-------- AVAILABLE DATA --------

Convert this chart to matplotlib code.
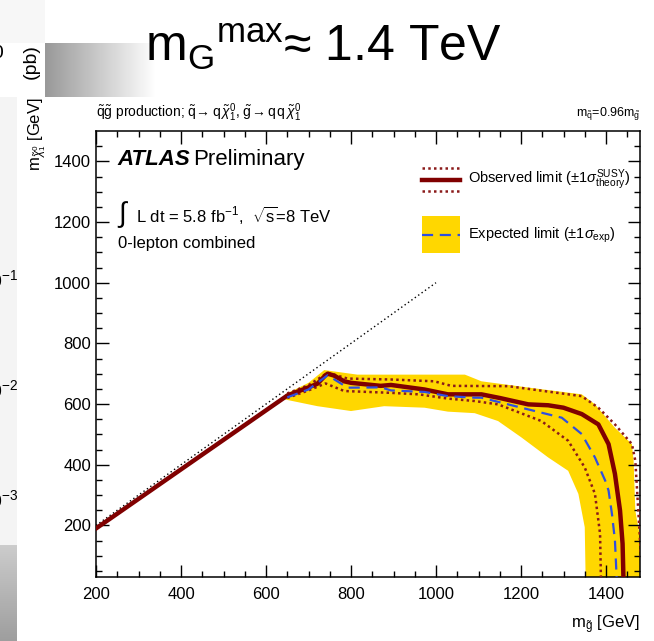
import numpy as np
import matplotlib
matplotlib.use("Agg")
import matplotlib.pyplot as plt
from matplotlib.patches import Rectangle
from matplotlib.lines import Line2D

plt.rcParams["font.family"] = ["Liberation Sans", "DejaVu Sans"]
plt.rcParams["mathtext.fontset"] = "custom"
plt.rcParams["mathtext.rm"] = "Liberation Sans"
plt.rcParams["mathtext.it"] = "Liberation Sans:italic"
plt.rcParams["mathtext.bf"] = "Liberation Sans:bold"
NARROW = ["Liberation Sans Narrow", "Liberation Sans", "DejaVu Sans"]

# ---- limit contours (m_gluino, m_neutralino) in GeV ----
obs_x = [200, 650, 700, 721, 740, 745, 760, 784, 800, 870, 894, 973, 1028, 1091, 1107,
         1150, 1217, 1264, 1300, 1343, 1382, 1406, 1421, 1433, 1439, 1441]
obs_y = [190, 628, 655, 667, 695, 700, 694, 675, 670, 660, 663, 648, 632, 632, 632,
         620, 599, 596, 588, 567, 533, 468, 370, 249, 140, 30]

obs_up_x = [650, 700, 745, 792, 894, 996, 1036, 1170, 1343, 1382, 1421, 1461, 1469, 1476, 1485]
obs_up_y = [635, 662, 703, 684, 681, 675, 660, 659, 626, 588, 533, 468, 413, 249, 30]
obs_dn_x = [650, 700, 740, 784, 894, 960, 1028, 1091, 1146, 1248, 1311, 1350, 1374, 1386, 1388]
obs_dn_y = [620, 645, 668, 643, 637, 632, 618, 610, 599, 544, 479, 391, 304, 173, 30]

exp_x = [650, 700, 745, 792, 871, 894, 973, 1028, 1091, 1107, 1201, 1296, 1343, 1374,
         1398, 1406, 1414, 1421, 1425]
exp_y = [622, 648, 695, 654, 655, 645, 640, 626, 621, 621, 588, 555, 501, 424,
         348, 315, 238, 151, 30]

band_up_x = [645, 700, 737, 815, 973, 1068, 1107, 1225, 1343, 1374, 1421, 1461, 1465, 1469, 1480, 1490]
band_up_y = [632, 670, 712, 697, 697, 697, 675, 653, 632, 599, 522, 468, 413, 249, 162, 30]
band_lo_x = [645, 721, 800, 878, 973, 1028, 1091, 1146, 1201, 1264, 1311, 1335, 1350, 1352]
band_lo_y = [615, 593, 577, 593, 588, 575, 570, 544, 490, 424, 380, 304, 194, 30]

diag_x = [200, 1000]
diag_y = [200, 1000]

xlim = (200, 1480)
ylim = (30, 1500)

fig = plt.figure(figsize=(6.54, 6.41), dpi=100)
W, H = 654, 641

# ---- slide background: back plot edge + drop shadow (decoration) ----
img = np.ones((H, W, 3))
xs = np.arange(W)
shade = np.clip((xs - 45) / 110.0, 0, 1) * 0.40 + 0.60
img[43:97, 45:, :] = shade[45:, None]
img[:43, :45, :] = 0.97
img[97:545, :17, :] = 0.96
g = np.linspace(0.80, 0.62, H - 545)
img[545:, :17, :] = g[:, None, None]
bg = fig.add_axes([0, 0, 1, 1], zorder=-10)
bg.imshow(img, extent=(0, W, H, 0), aspect="auto", interpolation="nearest")
bg.set_xlim(0, W); bg.set_ylim(H, 0); bg.axis("off")

# fragments of the plot behind
fig.text(4 / W, 1 - 53 / H, "10", ha="right", va="center", fontsize=14)
fig.text(31 / W, 1 - 62 / H, "(pb)", rotation=90, ha="center", va="center", fontsize=14)
for yy, ex in ((280, "-1"), (390, "-2"), (500, "-3")):
    fig.text(19 / W, 1 - yy / H, f"10$^{{{ex}}}$", ha="right", va="center", fontsize=14)

# slide title
fig.text(145 / W, 1 - 47 / H, r"m$_\mathrm{G}{}^\mathrm{max}$≈ 1.4 TeV",
         ha="left", va="center", fontsize=36)

# ---- main ATLAS axes ----
ax = fig.add_axes([96 / W, (H - 577) / H, (640 - 96) / W, (577 - 131) / H])
ax.set_xlim(*xlim); ax.set_ylim(*ylim)

ax.fill(band_up_x + band_lo_x[::-1], band_up_y + band_lo_y[::-1],
        color="#ffd700", lw=0, zorder=1)
ax.plot(diag_x, diag_y, color="black", lw=1, ls=(0, (1, 2)), zorder=2)
dot = dict(color="#8b1a1a", lw=1.8, ls=(0, (1, 1.3)), zorder=3)
ax.plot(obs_up_x, obs_up_y, **dot)
ax.plot(obs_dn_x, obs_dn_y, **dot)
ax.plot(obs_x, obs_y, color="#800000", lw=3.2, zorder=4, solid_joinstyle="round")
ax.plot(exp_x, exp_y, color="#2f4fe0", lw=1.6, ls=(0, (5, 3)), zorder=5)

ax.set_xticks([200, 400, 600, 800, 1000, 1200, 1400])
ax.set_yticks([200, 400, 600, 800, 1000, 1200, 1400])
ax.set_xticks(np.arange(250, 1480, 50), minor=True)
ax.set_yticks(np.arange(50, 1500, 50), minor=True)
ax.tick_params(which="both", direction="in", top=True, right=True, width=1,
               labelsize=12)
ax.tick_params(which="major", length=9)
ax.tick_params(which="minor", length=4.5)
ax.tick_params(axis="x", pad=7)
for s in ax.spines.values():
    s.set_linewidth(1.1)

ax.text(1.0, -0.108, r"m$_{\tilde{\mathrm{g}}}$ [GeV]", transform=ax.transAxes,
        ha="right", va="center", fontsize=12)
ax.text(-0.108, 1.075, r"m$_{\tilde{\chi}^0_1}$ [GeV]", transform=ax.transAxes,
        rotation=90, ha="center", va="top", fontsize=12)

ax.text(0.0, 1.04, r"$\tilde{\mathrm{q}}\tilde{\mathrm{g}}$ production; "
        r"$\tilde{\mathrm{q}}\!\rightarrow\mathrm{q}\,\tilde{\chi}^0_1$, "
        r"$\tilde{\mathrm{g}}\!\rightarrow\mathrm{q\,q}\,\tilde{\chi}^0_1$",
        transform=ax.transAxes, ha="left", va="center", fontsize=10, family=NARROW)
ax.text(1.0, 1.04, r"m$_{\tilde{\mathrm{q}}}$=0.96m$_{\tilde{\mathrm{g}}}$",
        transform=ax.transAxes, ha="right", va="center", fontsize=9, family=NARROW)

ax.text(0.039, 0.935, "ATLAS", transform=ax.transAxes, ha="left", va="center",
        fontsize=16, fontweight="bold", fontstyle="italic")
ax.text(0.178, 0.935, "Preliminary", transform=ax.transAxes, ha="left", va="center",
        fontsize=16)
ax.text(0.038, 0.812, r"$\int$", transform=ax.transAxes, ha="left", va="center", fontsize=20)
ax.text(0.073, 0.812, r"L dt = 5.8 fb$^{-1}$,  $\sqrt{\mathrm{s}}$=8 TeV",
        transform=ax.transAxes, ha="left", va="center", fontsize=12, family=NARROW)
ax.text(0.040, 0.747, "0-lepton combined", transform=ax.transAxes, ha="left",
        va="center", fontsize=12, family=NARROW)

# legend (drawn by hand, ROOT style)
t = ax.transAxes
x0, x1 = 0.599, 0.669
ax.add_line(Line2D([x0, x1], [0.890, 0.890], transform=t, color="#800000", lw=3.2))
ax.add_line(Line2D([x0, x1], [0.917, 0.917], transform=t, **dot))
ax.add_line(Line2D([x0, x1], [0.865, 0.865], transform=t, **dot))
ax.add_patch(Rectangle((x0, 0.726), x1 - x0, 0.083, transform=t, color="#ffd700", lw=0))
ax.add_line(Line2D([x0, x1], [0.767, 0.767], transform=t, color="#2f4fe0", lw=1.6,
                   ls=(0, (5, 3))))
ax.text(0.684, 0.890, r"Observed limit ($\pm$1$\sigma^{\mathrm{SUSY}}_{\mathrm{theory}}$)",
        transform=t, ha="left", va="center", fontsize=10.5, family=NARROW)
ax.text(0.684, 0.767, r"Expected limit ($\pm$1$\sigma_{\mathrm{exp}}$)",
        transform=t, ha="left", va="center", fontsize=10.5, family=NARROW)

fig.savefig("out.png", dpi=100)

--------

> SET EXERCISE: Begin at the top of the material above and output each line exactly, stopping after the line that holds "620, 599, 596, 588, 567, 533, 468, 370, 249, 140, 30]". Leave out pictures.

> FINAL ANSWER:
Convert this chart to matplotlib code.
import numpy as np
import matplotlib
matplotlib.use("Agg")
import matplotlib.pyplot as plt
from matplotlib.patches import Rectangle
from matplotlib.lines import Line2D

plt.rcParams["font.family"] = ["Liberation Sans", "DejaVu Sans"]
plt.rcParams["mathtext.fontset"] = "custom"
plt.rcParams["mathtext.rm"] = "Liberation Sans"
plt.rcParams["mathtext.it"] = "Liberation Sans:italic"
plt.rcParams["mathtext.bf"] = "Liberation Sans:bold"
NARROW = ["Liberation Sans Narrow", "Liberation Sans", "DejaVu Sans"]

# ---- limit contours (m_gluino, m_neutralino) in GeV ----
obs_x = [200, 650, 700, 721, 740, 745, 760, 784, 800, 870, 894, 973, 1028, 1091, 1107,
         1150, 1217, 1264, 1300, 1343, 1382, 1406, 1421, 1433, 1439, 1441]
obs_y = [190, 628, 655, 667, 695, 700, 694, 675, 670, 660, 663, 648, 632, 632, 632,
         620, 599, 596, 588, 567, 533, 468, 370, 249, 140, 30]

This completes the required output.